I can’t answer these questions entirely on my own. I don’t have sociological research to back any of this up, but I do have suggestions and possibilities. When I was young, I was told over and over of my own potential. I grew up in an era when telling a kid they could do anything was the norm. Dreaming big was expected and encouraged. I was told that if I work hard, I can accomplish whatever I set my mind to. Now I have no problem with parents encouraging their kids to dream, but telling me over and over that I can accomplish anything is simply a lie. Things are out of our hands sometimes, and wishing and trying and working doesn’t change that. I was propped up all my life: told by teachers that I was so smart, told by parents that I was special and amazing.

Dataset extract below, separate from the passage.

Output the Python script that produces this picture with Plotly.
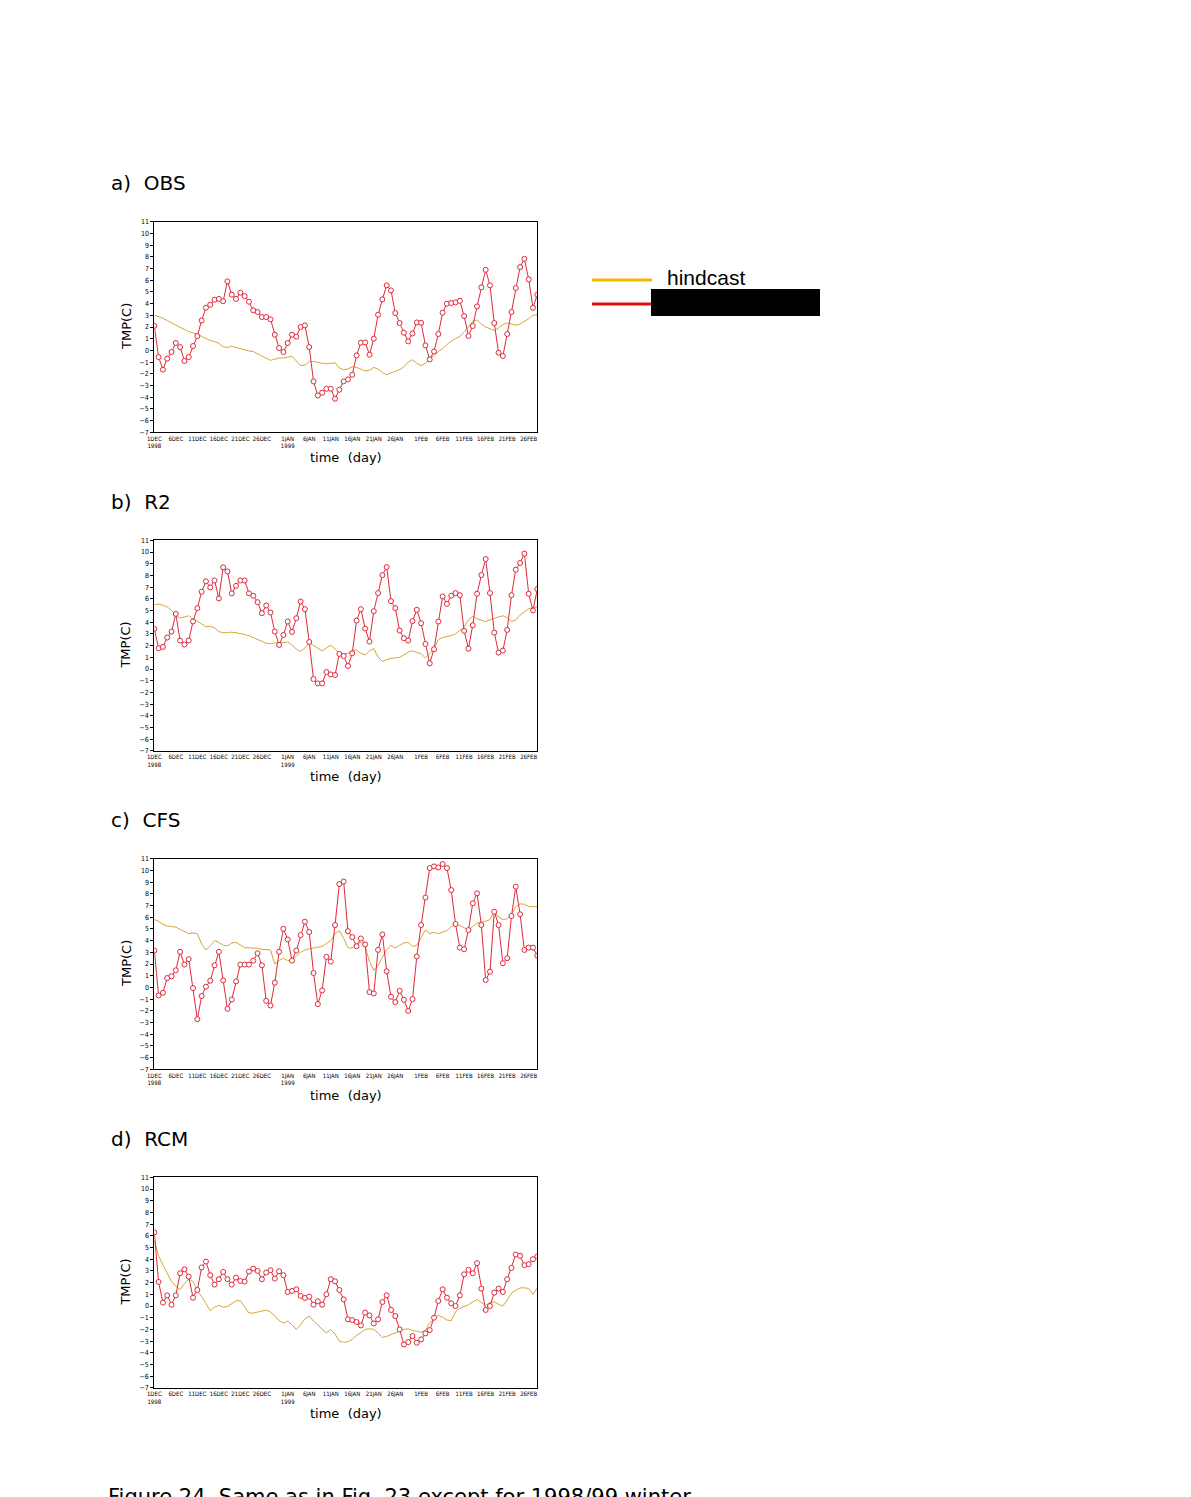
import plotly.graph_objects as go

# ---------------- data (daily, 1 Dec 1998 .. 28 Feb 1999) ----------------
days = list(range(90))

tick_days = [0, 5, 10, 15, 20, 25, 31, 36, 41, 46, 51, 56, 62, 67, 72, 77, 82, 87]
tick_text = ["1DEC<br>1998", "6DEC", "11DEC", "16DEC", "21DEC", "26DEC",
             "1JAN<br>1999", "6JAN", "11JAN", "16JAN", "21JAN", "26JAN",
             "1FEB", "6FEB", "11FEB", "16FEB", "21FEB", "26FEB"]
y_ticks = list(range(-7, 12))

panel_titles = ["a)  OBS", "b)  R2", "c)  CFS", "d)  RCM"]

obs_red = [2.1, -0.57, -1.65, -0.7, -0.14, 0.63, 0.28, -0.9, -0.57, 0.37,
           1.22, 2.56, 3.65, 3.9, 4.33, 4.4, 4.2, 5.9, 4.76, 4.4,
           4.93, 4.64, 4.16, 3.42, 3.28, 2.85, 2.85, 2.65, 1.34, 0.2,
           -0.14, 0.63, 1.34, 1.17, 2.0, 2.14, 0.28, -2.65, -3.85, -3.62,
           -3.28, -3.28, -4.13, -3.36, -2.65, -2.48, -2.08, -0.43, 0.66, 0.68,
           -0.37, 1.0, 3.05, 4.36, 5.56, 5.13, 3.19, 2.34, 1.51, 0.77,
           1.45, 2.39, 2.36, 0.43, -0.77, -0.09, 1.4, 3.22, 3.99, 4.05,
           4.1, 4.24, 2.93, 1.23, 2.08, 3.76, 5.38, 6.89, 5.56, 2.34,
           -0.2, -0.48, 1.4, 3.28, 5.33, 7.12, 7.83, 6.07, 3.65, 4.76]
obs_hind = [3.0, 2.9, 2.75, 2.55, 2.35, 2.15, 1.95, 1.75, 1.6, 1.5,
            1.4, 1.2, 1.0, 0.85, 0.75, 0.6, 0.3, 0.25, 0.35, 0.25,
            0.1, 0.0, -0.05, -0.1, -0.3, -0.5, -0.7, -0.85, -0.75, -0.65,
            -0.65, -0.55, -0.5, -0.9, -1.3, -1.25, -0.95, -0.95, -1.05, -1.1,
            -1.15, -1.1, -1.05, -1.5, -1.65, -1.58, -1.4, -1.45, -1.62, -1.75,
            -1.7, -1.45, -1.6, -1.9, -2.08, -1.9, -1.77, -1.65, -1.4, -1.0,
            -0.8, -1.1, -1.3, -1.1, -0.8, -0.45, -0.1, 0.15, 0.5, 0.8,
            1.0, 1.2, 1.55, 2.0, 2.5, 2.6, 2.25, 2.0, 1.85, 1.7,
            1.9, 2.2, 2.35, 2.25, 2.15, 2.25, 2.45, 2.7, 3.0, 3.05]

r2_red = [3.43, 1.77, 1.89, 2.69, 3.2, 4.71, 2.43, 2.09, 2.43, 4.06,
          5.2, 6.6, 7.49, 6.97, 7.57, 6.03, 8.69, 8.34, 6.46, 7.11,
          7.57, 7.57, 6.46, 6.26, 5.71, 4.77, 5.43, 4.83, 3.2, 2.06,
          2.91, 4.06, 3.17, 4.34, 5.77, 5.11, 2.31, -0.86, -1.23, -1.23,
          -0.26, -0.46, -0.51, 1.29, 1.11, 0.26, 1.34, 4.14, 5.11, 3.46,
          2.34, 4.94, 6.49, 8.03, 8.71, 5.8, 5.2, 3.29, 2.63, 2.43,
          4.09, 5.06, 3.91, 2.14, 0.49, 1.69, 4.06, 6.2, 5.57, 6.26,
          6.49, 6.31, 3.26, 1.74, 3.74, 6.43, 8.03, 9.4, 6.49, 3.11,
          1.4, 1.57, 3.34, 6.31, 8.49, 9.06, 9.86, 6.43, 5.0, 6.83]
r2_hind = [5.5, 5.55, 5.45, 5.3, 5.0, 4.6, 4.35, 4.45, 4.55, 4.25,
           4.1, 3.85, 3.6, 3.65, 3.5, 3.2, 3.1, 3.1, 3.15, 3.1,
           3.05, 2.95, 2.85, 2.7, 2.55, 2.4, 2.2, 2.15, 2.25, 2.2,
           2.25, 2.3, 2.05, 1.7, 1.5, 1.8, 2.25, 2.0, 1.8, 1.55,
           1.8, 2.05, 1.7, 1.35, 1.3, 1.35, 1.6, 1.6, 1.35, 1.2,
           1.55, 1.75, 1.0, 0.65, 0.8, 0.92, 0.95, 1.0, 1.2, 1.45,
           1.55, 1.45, 1.3, 0.95, 1.3, 1.75, 2.5, 2.7, 2.75, 2.85,
           3.0, 3.3, 3.6, 4.2, 4.5, 4.3, 4.15, 4.05, 4.2, 4.35,
           4.45, 4.55, 4.4, 4.05, 4.2, 4.6, 4.85, 5.15, 5.25, 5.3]

cfs_red = [3.15, -0.69, -0.46, 0.8, 0.95, 1.46, 3.04, 1.95, 2.41, -0.06,
           -2.72, -0.74, 0.06, 0.57, 1.89, 3.04, 0.6, -1.83, -1.03, 0.52,
           1.95, 1.95, 1.95, 2.29, 2.92, 1.89, -1.15, -1.55, 0.4, 3.04,
           5.01, 4.1, 2.29, 3.15, 4.47, 5.62, 4.73, 1.23, -1.43, -0.26,
           2.61, 2.21, 5.33, 8.83, 9.05, 4.81, 4.3, 3.52, 4.18, 3.67,
           -0.4, -0.52, 3.21, 4.53, 1.38, -0.8, -1.26, -0.29, -1.06, -2.01,
           -1.0, 2.64, 5.33, 7.68, 10.2, 10.34, 10.25, 10.55, 10.2, 8.32,
           5.42, 3.4, 3.26, 4.9, 7.19, 8.04, 5.33, 0.63, 1.34, 6.47,
           5.33, 2.06, 2.49, 6.1, 8.61, 6.25, 3.2, 3.4, 3.4, 2.71]
cfs_hind = [5.8, 5.65, 5.4, 5.25, 5.2, 5.15, 4.95, 4.8, 4.6, 4.65,
            4.6, 3.7, 3.2, 3.55, 4.0, 3.85, 3.6, 3.55, 3.8, 3.85,
            3.65, 3.4, 3.38, 3.38, 3.35, 3.25, 3.25, 3.2, 2.0, 2.3,
            2.5, 2.3, 2.3, 2.7, 3.0, 3.2, 3.3, 3.35, 3.4, 3.5,
            3.75, 4.0, 4.6, 4.85, 4.2, 3.4, 3.35, 3.7, 3.85, 3.5,
            2.2, 1.45, 1.9, 2.6, 3.2, 3.6, 3.35, 3.6, 3.8, 3.85,
            3.5, 3.6, 4.3, 4.9, 4.6, 4.7, 4.6, 4.7, 4.85, 5.2,
            5.35, 5.3, 5.1, 4.9, 5.2, 5.5, 5.6, 5.65, 5.8, 6.5,
            6.0, 5.8, 5.85, 6.2, 6.9, 7.15, 7.1, 6.9, 6.9, 6.9]

rcm_red = [6.29, 2.06, 0.29, 0.91, 0.11, 0.91, 2.8, 3.14, 2.51, 0.71,
           1.37, 3.29, 3.8, 2.63, 1.83, 2.29, 2.91, 2.29, 1.83, 2.43,
           2.14, 2.09, 2.94, 3.2, 3.0, 2.29, 2.86, 3.06, 2.34, 2.97,
           2.63, 1.2, 1.29, 1.43, 0.86, 0.69, 0.8, 0.11, 0.4, 0.11,
           1.0, 2.29, 2.11, 1.37, 0.57, -1.14, -1.2, -1.37, -1.66, -0.57,
           -0.8, -1.49, -1.14, 0.34, 0.91, -0.34, -0.86, -2.0, -3.29, -3.09,
           -2.57, -3.14, -2.86, -2.34, -2.06, -1.0, 0.43, 1.43, 0.71, 0.23,
           0.0, 0.91, 2.71, 3.09, 2.8, 3.66, 1.49, -0.34, 0.0, 1.14,
           1.49, 1.2, 2.29, 3.26, 4.4, 4.29, 3.49, 3.57, 4.0, 4.23]
rcm_hind = [5.6, 4.3, 3.5, 2.8, 2.1, 1.7, 1.4, 1.9, 2.3, 2.1,
            1.3, 0.8, 0.2, -0.4, -0.1, 0.05, -0.1, -0.05, 0.2, 0.45,
            0.45, -0.1, -0.6, -0.6, -0.5, -0.45, -0.35, -0.5, -0.9, -1.25,
            -1.45, -1.3, -1.6, -2.0, -1.6, -1.1, -0.85, -1.3, -1.6, -2.0,
            -2.3, -2.0, -2.4, -3.0, -3.1, -3.05, -2.85, -2.5, -2.3, -2.0,
            -1.95, -2.0, -2.3, -2.7, -2.6, -2.45, -2.3, -2.2, -2.0, -1.95,
            -2.1, -2.15, -2.25, -2.1, -1.4, -1.2, -0.8, -0.95, -1.2, -1.25,
            -0.5, -0.2, -0.05, 0.1, 0.35, 0.55, 0.3, 0.05, 0.3, 0.35,
            0.15, 0.0, 0.5, 1.1, 1.35, 1.55, 1.55, 1.5, 1.0, 1.55]

red_series = [obs_red, r2_red, cfs_red, rcm_red]
hind_series = [obs_hind, r2_hind, cfs_hind, rcm_hind]

legend_label = "hindcast"
caption = "Figure 24. Same as in Fig. 23 except for 1998/99 winter"

# ---------------- layout helpers (pixel -> paper) ----------------
W, H = 1191, 1497
def px(p):
    return p / W
def py(p):
    return 1 - p / H

ORANGE = "#D6A536"
RED = "#E0283A"
TICK_FONT = dict(family="Liberation Sans Narrow, DejaVu Sans Condensed, Arial Narrow, sans-serif",
                 size=7, color="black")
XTICK_FONT = dict(family="Liberation Sans Narrow, DejaVu Sans Condensed, Arial Narrow, sans-serif",
                  size=6, color="black")

plot_left, plot_right = 154.3, 537.3
tops = [221.7, 540.3, 858.7, 1177.3]
height_px = 210.6

fig = go.Figure()
annotations = []
layout_axes = {}

for i in range(4):
    n = "" if i == 0 else str(i + 1)
    xa, ya = "x" + n, "y" + n
    top = tops[i]
    bot = top + height_px
    fig.add_trace(go.Scatter(x=days, y=hind_series[i], mode="lines",
                             line=dict(color=ORANGE, width=1),
                             xaxis=xa, yaxis=ya, showlegend=False,
                             hoverinfo="skip"))
    fig.add_trace(go.Scatter(x=days, y=red_series[i], mode="lines+markers",
                             line=dict(color=RED, width=1),
                             marker=dict(symbol="circle", size=5, color="white",
                                         line=dict(color=RED, width=1)),
                             xaxis=xa, yaxis=ya, showlegend=False))
    layout_axes["xaxis" + n] = dict(
        domain=[px(plot_left), px(plot_right)], anchor=ya, range=[0, 89],
        tickmode="array", tickvals=tick_days, ticktext=tick_text, tickangle=0,
        ticks="", tickfont=XTICK_FONT,
        showgrid=False, zeroline=False, showline=True, linecolor="black",
        linewidth=1, mirror=True, fixedrange=True, automargin=False)
    layout_axes["yaxis" + n] = dict(
        domain=[py(bot), py(top)], anchor=xa, range=[-7, 11],
        tickmode="array", tickvals=y_ticks,
        ticks="outside", ticklen=3, tickcolor="black", tickfont=TICK_FONT,
        showgrid=False, zeroline=False, showline=True, linecolor="black",
        linewidth=1, mirror=True, fixedrange=True, automargin=False)
    # panel title
    annotations.append(dict(text=panel_titles[i], x=px(109), y=py(top - 38.7),
                            xref="paper", yref="paper", xanchor="left", yanchor="middle",
                            showarrow=False,
                            font=dict(family="DejaVu Sans", size=20, color="black")))
    # y axis label
    annotations.append(dict(text="TMP(C)", x=px(126), y=py((top + bot) / 2),
                            xref="paper", yref="paper", xanchor="center", yanchor="middle",
                            textangle=-90, showarrow=False,
                            font=dict(family="DejaVu Sans", size=13, color="black")))
    # x axis label
    annotations.append(dict(text="time  (day)", x=px(346), y=py(bot + 25.7),
                            xref="paper", yref="paper", xanchor="center", yanchor="middle",
                            showarrow=False,
                            font=dict(family="DejaVu Sans", size=13, color="black")))

# legend (drawn manually) and redaction box
shapes = [
    dict(type="line", xref="paper", yref="paper", x0=px(592), x1=px(652),
         y0=py(280), y1=py(280), line=dict(color="#F5B800", width=3)),
    dict(type="line", xref="paper", yref="paper", x0=px(592), x1=px(652),
         y0=py(304), y1=py(304), line=dict(color="#E01010", width=3)),
    dict(type="rect", xref="paper", yref="paper", x0=px(651), x1=px(820),
         y0=py(316), y1=py(289), fillcolor="black", line=dict(width=0)),
]
annotations.append(dict(text=legend_label, x=px(665), y=py(277), xref="paper", yref="paper",
                        xanchor="left", yanchor="middle", showarrow=False,
                        font=dict(family="Liberation Sans, Arial, sans-serif", size=21,
                                  color="black")))
annotations.append(dict(text=caption, x=px(106), y=py(1483), xref="paper", yref="paper",
                        xanchor="left", yanchor="top", showarrow=False,
                        font=dict(family="DejaVu Sans", size=21, color="black")))

fig.update_layout(width=W, height=H, autosize=False,
                  margin=dict(l=0, r=0, t=0, b=0, pad=0),
                  paper_bgcolor="white", plot_bgcolor="white",
                  showlegend=False, annotations=annotations, shapes=shapes,
                  **layout_axes)

fig.write_html("out.html", config={"displayModeBar": False})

I don’t regret for a second the support that I had from these people, but I wish that I had a piece of reality thrown in there: that as talented as I am, as smart as I am, as loved and supported as I am, things will still not always go my way.

 

I think of Dr Seuss’ book The Places You’ll Go. For a kids’ book this fucker is remarkably insightful. Because despite being full of support and love and excitement, it acknowledges that even someone as brainsy and footsy as you can get in trouble sometimes. I don’t feel like I had that. Somewhere along the way, my generation go the message that we could control our futures if we just worked hard enough and did things right enough. Which means that if things didn’t go our way, we must have done something wrong. We must have failed.

 

I see this in the way that we talk about college (always about getting into a top school, not getting into a school you like), the way we talk about jobs (how much are you making out of college), the way we talk about degrees (how many things did you major in? what’s your GPA? How many jobs did you have?), the way we talk about grad school (can you get funding for it? How much more will it make you?)…we don’t ask people questions like “are you enjoying yourself? Do you have good friends? Are you doing something you love?” So despite the fact that I spent 3 years studying something that I find absolutely fascinating, I’m a failure because I have not gone on to start a Ph.D at Berkeley, or because I have not published, or because I have not…xyz.

 

I wish we could stop feeling like we’ve failed. I wish we could change the dialogue from “what are you accomplishing” to “what are you enjoying”. I wish we could stop feeling we need to be the best. If I have any hope for the next generation, it’s that they’re empowered to know they have opportunities and abilities unlike anyone else in the world, but that they also learn to accept. Change always comes first from acceptance.